-- start --

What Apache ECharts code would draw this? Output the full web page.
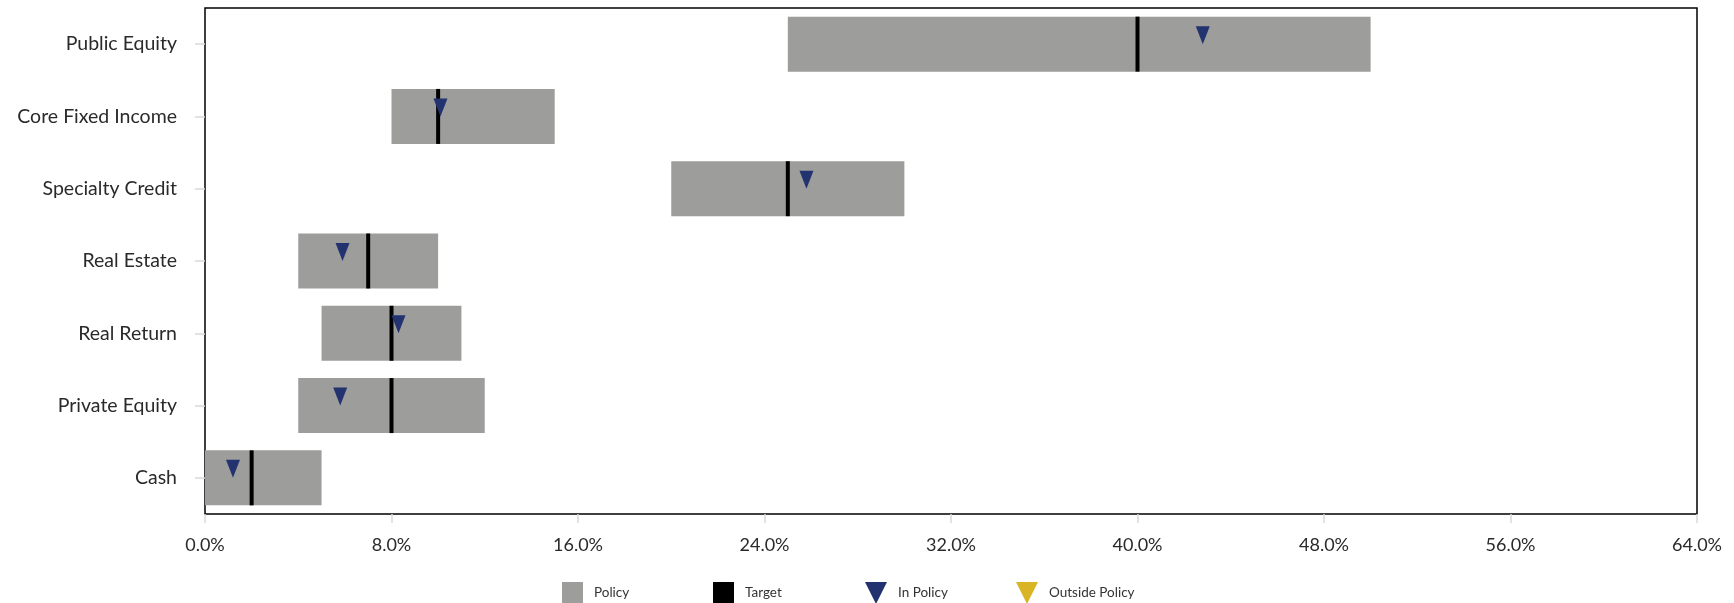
<!DOCTYPE html>
<html>
<head>
<meta charset="utf-8">
<script src="https://cdn.jsdelivr.net/npm/echarts@6/dist/echarts.min.js"></script>
<style>
  html, body { margin: 0; padding: 0; background: #fff; }
  #chart { width: 1734px; height: 603px; }
</style>
</head>
<body>
<div id="chart"></div>
<script>
// asset classes, top to bottom
const categories = ['Public Equity', 'Core Fixed Income', 'Specialty Credit', 'Real Estate', 'Real Return', 'Private Equity', 'Cash'];
// policy range (percent)
const policyMin = [25, 8, 20, 4, 5, 4, 0];
const policyMax = [50, 15, 30, 10, 11, 12, 5];
const target = [40, 10, 25, 7, 8, 8, 2];
const actual = [42.8, 10.1, 25.8, 5.9, 8.3, 5.8, 1.2];
const xTicks = [0, 8, 16, 24, 32, 40, 48, 56, 64];

const GRAY = '#9d9d9c';
const NAVY = '#22336f';
const GOLD = '#d9b526';
const TRI = 'path://M0,0 L2,0 L1,2 Z';

// split actual into in / outside policy
const inPolicy = [], outPolicy = [];
actual.forEach((v, i) => {
  const ok = v >= policyMin[i] && v <= policyMax[i];
  inPolicy.push(ok ? [v, categories[i]] : null);
  outPolicy.push(ok ? null : [v, categories[i]]);
});

const chart = echarts.init(document.getElementById('chart'));
const font = 'Lato, "Open Sans", sans-serif';

function legendAt(left, name, icon, w, h) {
  return {
    left: left, top: 577,
    itemWidth: w, itemHeight: h, itemGap: 0,
    data: [{ name: name, icon: icon }],
    selectedMode: false,
    textStyle: { fontFamily: font, fontSize: 13.5, color: '#333', padding: [0, 0, 0, 6] }
  };
}

chart.setOption({
  animation: false,
  grid: {
    left: 205, right: 37, top: 8, bottom: 89,
    show: true, borderColor: '#000', borderWidth: 1.5
  },
  legend: [
    legendAt(557, 'Policy', 'rect', 21, 22),
    legendAt(708, 'Target', 'rect', 21, 22),
    legendAt(860, 'In Policy', TRI, 22, 24),
    legendAt(1011, 'Outside Policy', TRI, 22, 24)
  ],
  xAxis: {
    type: 'value', min: xTicks[0], max: xTicks[xTicks.length - 1], interval: xTicks[1] - xTicks[0],
    axisLine: { show: false },
    axisTick: { show: true, length: 9, lineStyle: { color: '#d9d9d9', width: 1.5 } },
    splitLine: { show: false },
    axisLabel: {
      margin: 22, fontFamily: font, fontSize: 18, color: '#2a2a2a',
      formatter: v => v.toFixed(1) + '%'
    }
  },
  yAxis: {
    type: 'category', data: categories, inverse: true,
    axisLine: { show: false },
    axisTick: { show: true, length: 10, alignWithLabel: true, lineStyle: { color: '#d9d9d9', width: 1.5 } },
    axisLabel: { margin: 28, fontFamily: font, fontSize: 19.5, color: '#2a2a2a' }
  },
  series: [
    {
      name: 'base', type: 'bar', stack: 'p', barWidth: 55,
      itemStyle: { color: 'transparent' },
      data: policyMin
    },
    {
      name: 'Policy', type: 'bar', stack: 'p', barWidth: 55,
      itemStyle: { color: GRAY },
      data: policyMax.map((v, i) => v - policyMin[i])
    },
    {
      name: 'Target', type: 'scatter', symbol: 'rect', symbolSize: [4, 55],
      itemStyle: { color: '#000', opacity: 1 }, z: 3,
      data: target.map((v, i) => [v, categories[i]])
    },
    {
      name: 'In Policy', type: 'scatter', symbol: TRI, symbolSize: [14, 18], symbolOffset: [0, -9],
      itemStyle: { color: NAVY, opacity: 1 }, z: 4,
      data: inPolicy
    },
    {
      name: 'Outside Policy', type: 'scatter', symbol: TRI, symbolSize: [14, 18], symbolOffset: [0, -9],
      itemStyle: { color: GOLD, opacity: 1 }, z: 4,
      data: outPolicy
    }
  ]
});
</script>
</body>
</html>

-- end --

◆ **Exercise task**
Transcribe all the data word for word; the images stay out.

◆ **Solution**
What Apache ECharts code would draw this? Output the full web page.
<!DOCTYPE html>
<html>
<head>
<meta charset="utf-8">
<script src="https://cdn.jsdelivr.net/npm/echarts@6/dist/echarts.min.js"></script>
<style>
  html, body { margin: 0; padding: 0; background: #fff; }
  #chart { width: 1734px; height: 603px; }
</style>
</head>
<body>
<div id="chart"></div>
<script>
// asset classes, top to bottom
const categories = ['Public Equity', 'Core Fixed Income', 'Specialty Credit', 'Real Estate', 'Real Return', 'Private Equity', 'Cash'];
// policy range (percent)
const policyMin = [25, 8, 20, 4, 5, 4, 0];
const policyMax = [50, 15, 30, 10, 11, 12, 5];
const target = [40, 10, 25, 7, 8, 8, 2];
const actual = [42.8, 10.1, 25.8, 5.9, 8.3, 5.8, 1.2];
const xTicks = [0, 8, 16, 24, 32, 40, 48, 56, 64];

const GRAY = '#9d9d9c';
const NAVY = '#22336f';
const GOLD = '#d9b526';
const TRI = 'path://M0,0 L2,0 L1,2 Z';

// split actual into in / outside policy
const inPolicy = [], outPolicy = [];
actual.forEach((v, i) => {
  const ok = v >= policyMin[i] && v <= policyMax[i];
  inPolicy.push(ok ? [v, categories[i]] : null);
  outPolicy.push(ok ? null : [v, categories[i]]);
});

const chart = echarts.init(document.getElementById('chart'));
const font = 'Lato, "Open Sans", sans-serif';

function legendAt(left, name, icon, w, h) {
  return {
    left: left, top: 577,
    itemWidth: w, itemHeight: h, itemGap: 0,
    data: [{ name: name, icon: icon }],
    selectedMode: false,
    textStyle: { fontFamily: font, fontSize: 13.5, color: '#333', padding: [0, 0, 0, 6] }
  };
}

chart.setOption({
  animation: false,
  grid: {
    left: 205, right: 37, top: 8, bottom: 89,
    show: true, borderColor: '#000', borderWidth: 1.5
  },
  legend: [
    legendAt(557, 'Policy', 'rect', 21, 22),
    legendAt(708, 'Target', 'rect', 21, 22),
    legendAt(860, 'In Policy', TRI, 22, 24),
    legendAt(1011, 'Outside Policy', TRI, 22, 24)
  ],
  xAxis: {
    type: 'value', min: xTicks[0], max: xTicks[xTicks.length - 1], interval: xTicks[1] - xTicks[0],
    axisLine: { show: false },
    axisTick: { show: true, length: 9, lineStyle: { color: '#d9d9d9', width: 1.5 } },
    splitLine: { show: false },
    axisLabel: {
      margin: 22, fontFamily: font, fontSize: 18, color: '#2a2a2a',
      formatter: v => v.toFixed(1) + '%'
    }
  },
  yAxis: {
    type: 'category', data: categories, inverse: true,
    axisLine: { show: false },
    axisTick: { show: true, length: 10, alignWithLabel: true, lineStyle: { color: '#d9d9d9', width: 1.5 } },
    axisLabel: { margin: 28, fontFamily: font, fontSize: 19.5, color: '#2a2a2a' }
  },
  series: [
    {
      name: 'base', type: 'bar', stack: 'p', barWidth: 55,
      itemStyle: { color: 'transparent' },
      data: policyMin
    },
    {
      name: 'Policy', type: 'bar', stack: 'p', barWidth: 55,
      itemStyle: { color: GRAY },
      data: policyMax.map((v, i) => v - policyMin[i])
    },
    {
      name: 'Target', type: 'scatter', symbol: 'rect', symbolSize: [4, 55],
      itemStyle: { color: '#000', opacity: 1 }, z: 3,
      data: target.map((v, i) => [v, categories[i]])
    },
    {
      name: 'In Policy', type: 'scatter', symbol: TRI, symbolSize: [14, 18], symbolOffset: [0, -9],
      itemStyle: { color: NAVY, opacity: 1 }, z: 4,
      data: inPolicy
    },
    {
      name: 'Outside Policy', type: 'scatter', symbol: TRI, symbolSize: [14, 18], symbolOffset: [0, -9],
      itemStyle: { color: GOLD, opacity: 1 }, z: 4,
      data: outPolicy
    }
  ]
});
</script>
</body>
</html>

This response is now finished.